My teammate was given a task to edit html markup content stored in a database and to generate a word document from the edited html content. I used "DocumentFormat.OpenXml" to generate a word document from the html content. Happy to solve my teammate's problem :).

The below code use a template word document. Using the template, a new document is generated on server. The file can be deleted from the server once client has downloaded.

Add two dlls DocumentFormat.OpenXml.dll and WindowsBase.dll in your web application/ website.

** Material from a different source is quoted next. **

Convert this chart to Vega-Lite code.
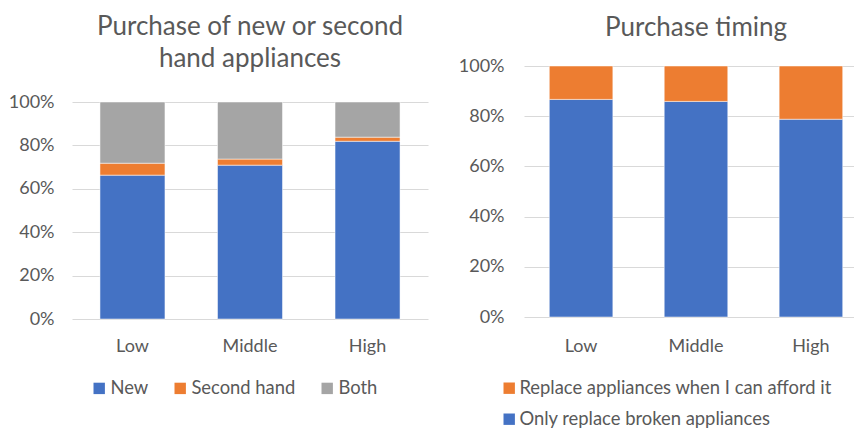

Add references "DocumentFormat.OpenXml.Packaging" and "DocumentFormat.OpenXml.Wordprocessing" in your code.

Code:

//It will generate Word 2007 document for the html content.
public static void GenerateWordDocFromHTMLContent(string templateFilePath, string documentFilePath, DataTable data, string fileName)
{
File.Copy(templateFilePath, documentFilePath, true);

using (WordprocessingDocument wordDoc = WordprocessingDocument.Open(documentFilePath, true))
{
MainDocumentPart mainPart = wordDoc.MainDocumentPart;
int altChunkIdCounter = 1;
int blockLevelCounter = 1;

//Fetch the html content from DataTable. Let us take first record.
string htmlContent = data.Rows[0]["HTMLMarkUp"].ToString();
string html = "<html><body>" + htmlContent + "</html></body>";
string altChunkId = String.Format("AltChunkId{0}", altChunkIdCounter++);

//Import data as html content using Altchunk
AlternativeFormatImportPart chunk = mainPart.AddAlternativeFormatImportPart(AlternativeFormatImportPartType.Xhtml, altChunkId);

using (Stream chunkStream = chunk.GetStream(FileMode.Create, FileAccess.Write))
using (StreamWriter stringStream = new StreamWriter(chunkStream, Encoding.UTF8)) //Encoding.UTF8 is important to remove special characters
stringStream.Write(html);

AltChunk altChunk = new AltChunk();
altChunk.Id = altChunkId;

mainPart.Document.Body.InsertAt(altChunk, blockLevelCounter++);
mainPart.Document.Save();
}
}

Note: The content type or Mime type for word 2007 file is "application/vnd.openxmlformats-officedocument.wordprocessingml.document"

References:
http://msdn.microsoft.com/en-us/library/ee956524%28office.14%29.aspx
http://msdn.microsoft.com/en-us/library/dd469465.aspx